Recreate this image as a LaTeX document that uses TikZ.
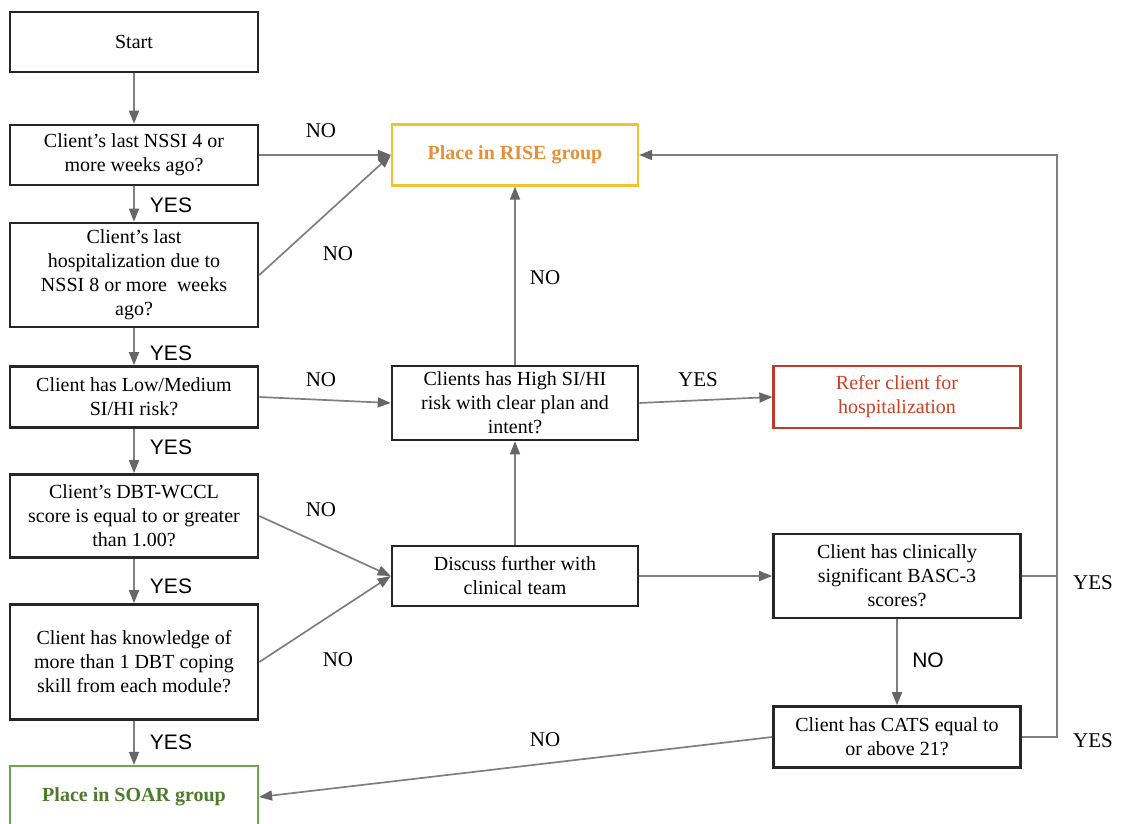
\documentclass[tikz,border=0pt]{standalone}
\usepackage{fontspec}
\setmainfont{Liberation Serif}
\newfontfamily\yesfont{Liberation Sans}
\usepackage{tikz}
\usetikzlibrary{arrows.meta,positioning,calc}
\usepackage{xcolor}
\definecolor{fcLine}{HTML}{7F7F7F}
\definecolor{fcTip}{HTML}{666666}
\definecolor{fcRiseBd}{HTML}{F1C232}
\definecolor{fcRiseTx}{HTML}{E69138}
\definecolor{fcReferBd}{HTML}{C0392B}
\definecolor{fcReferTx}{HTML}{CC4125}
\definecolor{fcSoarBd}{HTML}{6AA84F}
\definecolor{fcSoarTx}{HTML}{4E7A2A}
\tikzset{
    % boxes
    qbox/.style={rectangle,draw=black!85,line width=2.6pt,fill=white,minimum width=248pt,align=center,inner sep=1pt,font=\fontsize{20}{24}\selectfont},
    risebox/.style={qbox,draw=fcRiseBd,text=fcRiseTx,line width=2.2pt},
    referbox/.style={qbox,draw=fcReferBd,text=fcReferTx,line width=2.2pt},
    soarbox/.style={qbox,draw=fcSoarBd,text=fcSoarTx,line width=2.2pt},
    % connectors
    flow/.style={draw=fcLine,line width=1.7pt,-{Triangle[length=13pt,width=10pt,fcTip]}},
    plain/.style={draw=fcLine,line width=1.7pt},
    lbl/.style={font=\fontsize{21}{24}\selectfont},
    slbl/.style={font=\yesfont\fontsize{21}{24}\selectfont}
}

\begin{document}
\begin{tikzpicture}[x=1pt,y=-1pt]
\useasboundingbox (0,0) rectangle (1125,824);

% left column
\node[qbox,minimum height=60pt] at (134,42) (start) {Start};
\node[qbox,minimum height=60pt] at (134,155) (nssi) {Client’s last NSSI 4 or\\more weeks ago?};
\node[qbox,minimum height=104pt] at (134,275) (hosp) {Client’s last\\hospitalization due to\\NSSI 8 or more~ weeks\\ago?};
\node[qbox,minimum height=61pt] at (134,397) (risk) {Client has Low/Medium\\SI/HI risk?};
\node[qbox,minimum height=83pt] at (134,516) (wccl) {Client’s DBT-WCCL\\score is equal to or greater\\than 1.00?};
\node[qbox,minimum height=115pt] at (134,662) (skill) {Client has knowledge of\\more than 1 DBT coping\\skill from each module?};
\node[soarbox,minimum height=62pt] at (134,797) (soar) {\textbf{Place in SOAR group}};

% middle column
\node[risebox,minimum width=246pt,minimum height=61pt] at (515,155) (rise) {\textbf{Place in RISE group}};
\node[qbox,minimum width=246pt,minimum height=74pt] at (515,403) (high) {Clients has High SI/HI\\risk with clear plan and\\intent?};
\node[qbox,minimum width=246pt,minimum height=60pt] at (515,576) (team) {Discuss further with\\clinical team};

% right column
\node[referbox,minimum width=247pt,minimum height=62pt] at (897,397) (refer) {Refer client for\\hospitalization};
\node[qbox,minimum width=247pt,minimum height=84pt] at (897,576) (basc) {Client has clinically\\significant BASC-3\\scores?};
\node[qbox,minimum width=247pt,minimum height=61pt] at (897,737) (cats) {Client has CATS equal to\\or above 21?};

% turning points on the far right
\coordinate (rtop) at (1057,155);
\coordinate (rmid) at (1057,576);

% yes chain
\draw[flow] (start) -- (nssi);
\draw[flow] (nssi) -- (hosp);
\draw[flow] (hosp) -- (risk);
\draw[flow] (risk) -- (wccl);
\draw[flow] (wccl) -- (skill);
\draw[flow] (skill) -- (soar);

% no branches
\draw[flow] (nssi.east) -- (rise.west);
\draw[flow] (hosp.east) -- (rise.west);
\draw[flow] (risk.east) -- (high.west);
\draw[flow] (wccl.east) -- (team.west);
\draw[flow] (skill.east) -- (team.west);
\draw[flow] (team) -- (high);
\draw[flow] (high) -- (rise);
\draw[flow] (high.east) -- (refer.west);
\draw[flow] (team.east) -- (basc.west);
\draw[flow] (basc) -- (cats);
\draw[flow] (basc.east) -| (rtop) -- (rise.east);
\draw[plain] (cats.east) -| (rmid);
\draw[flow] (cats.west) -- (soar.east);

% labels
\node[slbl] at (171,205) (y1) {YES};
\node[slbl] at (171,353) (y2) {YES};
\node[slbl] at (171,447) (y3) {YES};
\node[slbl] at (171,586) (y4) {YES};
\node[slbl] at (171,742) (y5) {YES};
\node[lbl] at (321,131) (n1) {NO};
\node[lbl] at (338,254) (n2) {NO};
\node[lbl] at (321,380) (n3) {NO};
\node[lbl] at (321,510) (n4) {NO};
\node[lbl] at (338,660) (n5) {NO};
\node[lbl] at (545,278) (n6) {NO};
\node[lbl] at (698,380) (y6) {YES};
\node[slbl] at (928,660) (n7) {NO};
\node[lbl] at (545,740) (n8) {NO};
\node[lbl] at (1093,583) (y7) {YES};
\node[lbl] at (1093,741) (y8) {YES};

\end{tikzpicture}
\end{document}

★ ★ ★ ★ ★ ★ ★

- **STATED TASK**: Copy the material above in full and exactly, skipping pictures.

- **SOLUTION FOR THIS PROBLEM**:
Recreate this image as a LaTeX document that uses TikZ.
\documentclass[tikz,border=0pt]{standalone}
\usepackage{fontspec}
\setmainfont{Liberation Serif}
\newfontfamily\yesfont{Liberation Sans}
\usepackage{tikz}
\usetikzlibrary{arrows.meta,positioning,calc}
\usepackage{xcolor}
\definecolor{fcLine}{HTML}{7F7F7F}
\definecolor{fcTip}{HTML}{666666}
\definecolor{fcRiseBd}{HTML}{F1C232}
\definecolor{fcRiseTx}{HTML}{E69138}
\definecolor{fcReferBd}{HTML}{C0392B}
\definecolor{fcReferTx}{HTML}{CC4125}
\definecolor{fcSoarBd}{HTML}{6AA84F}
\definecolor{fcSoarTx}{HTML}{4E7A2A}
\tikzset{
    % boxes
    qbox/.style={rectangle,draw=black!85,line width=2.6pt,fill=white,minimum width=248pt,align=center,inner sep=1pt,font=\fontsize{20}{24}\selectfont},
    risebox/.style={qbox,draw=fcRiseBd,text=fcRiseTx,line width=2.2pt},
    referbox/.style={qbox,draw=fcReferBd,text=fcReferTx,line width=2.2pt},
    soarbox/.style={qbox,draw=fcSoarBd,text=fcSoarTx,line width=2.2pt},
    % connectors
    flow/.style={draw=fcLine,line width=1.7pt,-{Triangle[length=13pt,width=10pt,fcTip]}},
    plain/.style={draw=fcLine,line width=1.7pt},
    lbl/.style={font=\fontsize{21}{24}\selectfont},
    slbl/.style={font=\yesfont\fontsize{21}{24}\selectfont}
}

\begin{document}
\begin{tikzpicture}[x=1pt,y=-1pt]
\useasboundingbox (0,0) rectangle (1125,824);

% left column
\node[qbox,minimum height=60pt] at (134,42) (start) {Start};
\node[qbox,minimum height=60pt] at (134,155) (nssi) {Client’s last NSSI 4 or\\more weeks ago?};
\node[qbox,minimum height=104pt] at (134,275) (hosp) {Client’s last\\hospitalization due to\\NSSI 8 or more~ weeks\\ago?};
\node[qbox,minimum height=61pt] at (134,397) (risk) {Client has Low/Medium\\SI/HI risk?};
\node[qbox,minimum height=83pt] at (134,516) (wccl) {Client’s DBT-WCCL\\score is equal to or greater\\than 1.00?};
\node[qbox,minimum height=115pt] at (134,662) (skill) {Client has knowledge of\\more than 1 DBT coping\\skill from each module?};
\node[soarbox,minimum height=62pt] at (134,797) (soar) {\textbf{Place in SOAR group}};

% middle column
\node[risebox,minimum width=246pt,minimum height=61pt] at (515,155) (rise) {\textbf{Place in RISE group}};
\node[qbox,minimum width=246pt,minimum height=74pt] at (515,403) (high) {Clients has High SI/HI\\risk with clear plan and\\intent?};
\node[qbox,minimum width=246pt,minimum height=60pt] at (515,576) (team) {Discuss further with\\clinical team};

% right column
\node[referbox,minimum width=247pt,minimum height=62pt] at (897,397) (refer) {Refer client for\\hospitalization};
\node[qbox,minimum width=247pt,minimum height=84pt] at (897,576) (basc) {Client has clinically\\significant BASC-3\\scores?};
\node[qbox,minimum width=247pt,minimum height=61pt] at (897,737) (cats) {Client has CATS equal to\\or above 21?};

% turning points on the far right
\coordinate (rtop) at (1057,155);
\coordinate (rmid) at (1057,576);

% yes chain
\draw[flow] (start) -- (nssi);
\draw[flow] (nssi) -- (hosp);
\draw[flow] (hosp) -- (risk);
\draw[flow] (risk) -- (wccl);
\draw[flow] (wccl) -- (skill);
\draw[flow] (skill) -- (soar);

% no branches
\draw[flow] (nssi.east) -- (rise.west);
\draw[flow] (hosp.east) -- (rise.west);
\draw[flow] (risk.east) -- (high.west);
\draw[flow] (wccl.east) -- (team.west);
\draw[flow] (skill.east) -- (team.west);
\draw[flow] (team) -- (high);
\draw[flow] (high) -- (rise);
\draw[flow] (high.east) -- (refer.west);
\draw[flow] (team.east) -- (basc.west);
\draw[flow] (basc) -- (cats);
\draw[flow] (basc.east) -| (rtop) -- (rise.east);
\draw[plain] (cats.east) -| (rmid);
\draw[flow] (cats.west) -- (soar.east);

% labels
\node[slbl] at (171,205) (y1) {YES};
\node[slbl] at (171,353) (y2) {YES};
\node[slbl] at (171,447) (y3) {YES};
\node[slbl] at (171,586) (y4) {YES};
\node[slbl] at (171,742) (y5) {YES};
\node[lbl] at (321,131) (n1) {NO};
\node[lbl] at (338,254) (n2) {NO};
\node[lbl] at (321,380) (n3) {NO};
\node[lbl] at (321,510) (n4) {NO};
\node[lbl] at (338,660) (n5) {NO};
\node[lbl] at (545,278) (n6) {NO};
\node[lbl] at (698,380) (y6) {YES};
\node[slbl] at (928,660) (n7) {NO};
\node[lbl] at (545,740) (n8) {NO};
\node[lbl] at (1093,583) (y7) {YES};
\node[lbl] at (1093,741) (y8) {YES};

\end{tikzpicture}
\end{document}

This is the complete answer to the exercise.